Establecer quien lleva la razón jurídica en lo de Andahuasi es sin duda complejo, pero la presunta matonada de los Wong en alianza con Omar Chehade ¿no es expresión de la manera como los grupos de poder influyen en las autoridades del Estado para maximizar sus beneficios, defender sus intereses y atropellar a todo el que se les pone al frente?. Es por ello que el tema me duele en lo personal, pues hasta hace poco he tenido de Javier Diez- Canseco el concepto de un político principista, de alguien a quien, como el mismo dijo alguna vez, le indigna el abuso del poder.

Así y todo, la decepción que he tenido con Javier no me desanima por completo, creo que existen mucho peruanos que actúan por convicción y de acuerdo a sus principios éticos e ideológicos. Lo que pasa es que no optan por la política o son engullidos por ella. Este es el caso de Javier, que ya tiene demasiado tiempo lidiando en sus arenas. Pienso, asimismo, que es hora de que nuevas generaciones salgan a la luz y cambien nuestra política informal, mediocre, caudillista y corrupta por otra más partidarizada, profesional, programática e institucional.
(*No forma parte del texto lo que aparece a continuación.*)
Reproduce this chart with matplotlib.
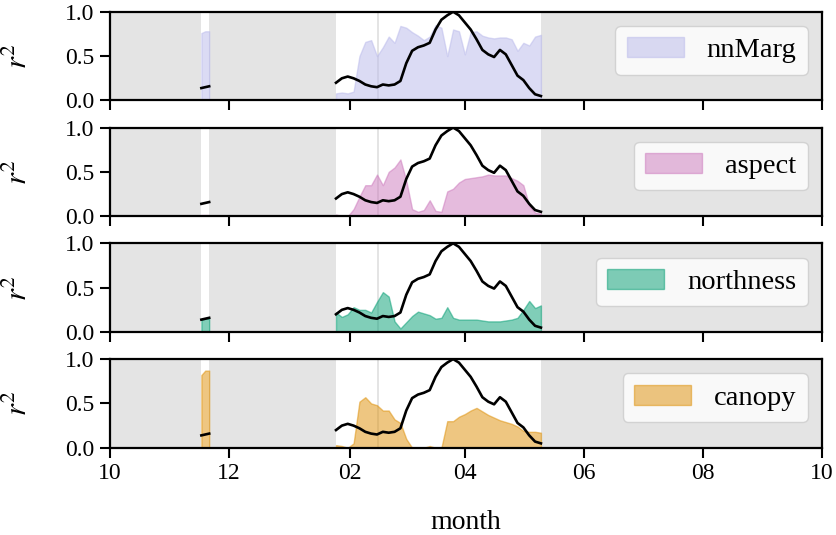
"""r^2 of each predictor against the normalised snow-depth curve, one panel per predictor"""

import numpy as np
import matplotlib
matplotlib.use("Agg")
import matplotlib.pyplot as plt
import matplotlib.dates as mdates

# Main observation window: every 3rd day from 25 Jan to 10 May
main_dates = np.arange("2019-01-25", "2019-05-11", 3, dtype="datetime64[D]")
# Short November window
nov_dates = np.array(["2018-11-17", "2018-11-19", "2018-11-21"], dtype="datetime64[D]")

# Normalised snow depth (black line)
snow = [0.20, 0.25, 0.27, 0.25, 0.22, 0.18, 0.16, 0.15, 0.18, 0.17, 0.18, 0.22,
        0.42, 0.56, 0.60, 0.62, 0.65, 0.80, 0.91, 0.96, 1.00, 0.96, 0.88, 0.80,
        0.69, 0.57, 0.52, 0.49, 0.57, 0.52, 0.40, 0.28, 0.23, 0.14, 0.07, 0.05]
snow_nov = [0.14, 0.15, 0.16]

nnmarg = [0.08, 0.09, 0.08, 0.10, 0.50, 0.66, 0.68, 0.50, 0.60, 0.72, 0.65, 0.84,
          0.82, 0.77, 0.73, 0.68, 0.72, 0.85, 0.82, 0.50, 0.80, 0.78, 0.52, 0.77,
          0.78, 0.73, 0.71, 0.70, 0.71, 0.71, 0.69, 0.56, 0.65, 0.62, 0.72, 0.74]
nnmarg_nov = [0.76, 0.78, 0.78]

aspect = [0.02, 0.00, 0.00, 0.08, 0.22, 0.35, 0.35, 0.47, 0.35, 0.50, 0.55, 0.64,
          0.40, 0.08, 0.05, 0.07, 0.18, 0.06, 0.05, 0.28, 0.31, 0.38, 0.42, 0.43,
          0.44, 0.45, 0.47, 0.46, 0.46, 0.46, 0.43, 0.40, 0.35, 0.12, 0.04, 0.03]
aspect_nov = [0.01, 0.01, 0.01]

northness = [0.22, 0.17, 0.20, 0.28, 0.25, 0.25, 0.22, 0.34, 0.45, 0.40, 0.12, 0.04,
             0.11, 0.18, 0.23, 0.21, 0.19, 0.15, 0.16, 0.28, 0.16, 0.14, 0.14, 0.14,
             0.14, 0.13, 0.12, 0.12, 0.12, 0.13, 0.14, 0.16, 0.25, 0.35, 0.27, 0.30]
northness_nov = [0.14, 0.15, 0.15]

canopy = [0.03, 0.02, 0.00, 0.05, 0.52, 0.57, 0.50, 0.48, 0.42, 0.42, 0.32, 0.28,
          0.10, 0.00, 0.00, 0.00, 0.02, 0.00, 0.00, 0.30, 0.30, 0.35, 0.38, 0.42,
          0.45, 0.41, 0.37, 0.34, 0.31, 0.29, 0.27, 0.24, 0.19, 0.18, 0.18, 0.17]
canopy_nov = [0.82, 0.87, 0.87]

names = ["nnMarg", "aspect", "northness", "canopy"]
colors = ["#b9b9eb", "#cc78bc", "#029e73", "#de8f05"]

# Periods without imagery
gaps = [("2018-10-01", "2018-11-17"),
        ("2018-11-21", "2019-01-25"),
        ("2019-02-15", "2019-02-16"),
        ("2019-05-10", "2019-10-01")]


def main():
    plt.rcParams["font.family"] = ["Liberation Serif", "DejaVu Serif"]
    plt.rcParams["mathtext.fontset"] = "stix"
    plt.rcParams["axes.linewidth"] = 1.6
    plt.rcParams["xtick.major.size"] = 7.5
    plt.rcParams["ytick.major.size"] = 7.5
    plt.rcParams["xtick.major.width"] = 1.5
    plt.rcParams["ytick.major.width"] = 1.5
    plt.rcParams["xtick.labelsize"] = 17
    plt.rcParams["ytick.labelsize"] = 17

    series = [(nnmarg, nnmarg_nov), (aspect, aspect_nov),
              (northness, northness_nov), (canopy, canopy_nov)]

    fig, axes = plt.subplots(4, 1, sharex=True, figsize=(8.37, 5.35), dpi=100)
    fig.subplots_adjust(left=0.131, right=0.982, top=0.978, bottom=0.163, hspace=0.305)

    for ax, name, color, (vals, vals_nov) in zip(axes, names, colors, series):
        for g0, g1 in gaps:
            ax.axvspan(np.datetime64(g0), np.datetime64(g1), color="0.895", lw=0, zorder=0)

        ax.fill_between(main_dates, vals, color=color, alpha=0.5, lw=1, label=name, zorder=2)
        ax.fill_between(nov_dates, vals_nov, color=color, alpha=0.5, lw=1, zorder=2)
        ax.plot(main_dates, snow, color="black", lw=1.9, zorder=3)
        ax.plot(nov_dates, snow_nov, color="black", lw=1.9, zorder=3)

        ax.set_ylim(0, 1)
        ax.set_yticks([0, 0.5, 1.0])
        ax.set_ylabel("$r^2$", fontsize=22, labelpad=22)
        ax.legend(loc="upper right", fontsize=20.5)

    axes[-1].set_xlim(np.datetime64("2018-10-01"), np.datetime64("2019-10-01"))
    axes[-1].xaxis.set_major_locator(mdates.MonthLocator(bymonth=[10, 12, 2, 4, 6, 8]))
    axes[-1].xaxis.set_major_formatter(mdates.DateFormatter("%m"))
    axes[-1].set_xlabel("month", fontsize=20, labelpad=19)

    fig.savefig("out.png", dpi=100)


if __name__ == "__main__":
    main()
Las últimas palabras que le dije a mi padre, Ezio, cuando su vida se apagaba, es que yo en mis clases hablaba bien de Velasco; él ya no podía responderme con su voz, pero me sonrió y sus ojos le brillaron con ese brillo ingenuo tan suyo y que me regaló por última vez horas antes del final. Equivocado o no, él se fue sin desdecirse, consecuente con los principios que siempre había defendido. Quizás por ello me resulta tan chocante que el Javier del que he hablado en esta nota ya no sea tan digno de llamarse tal.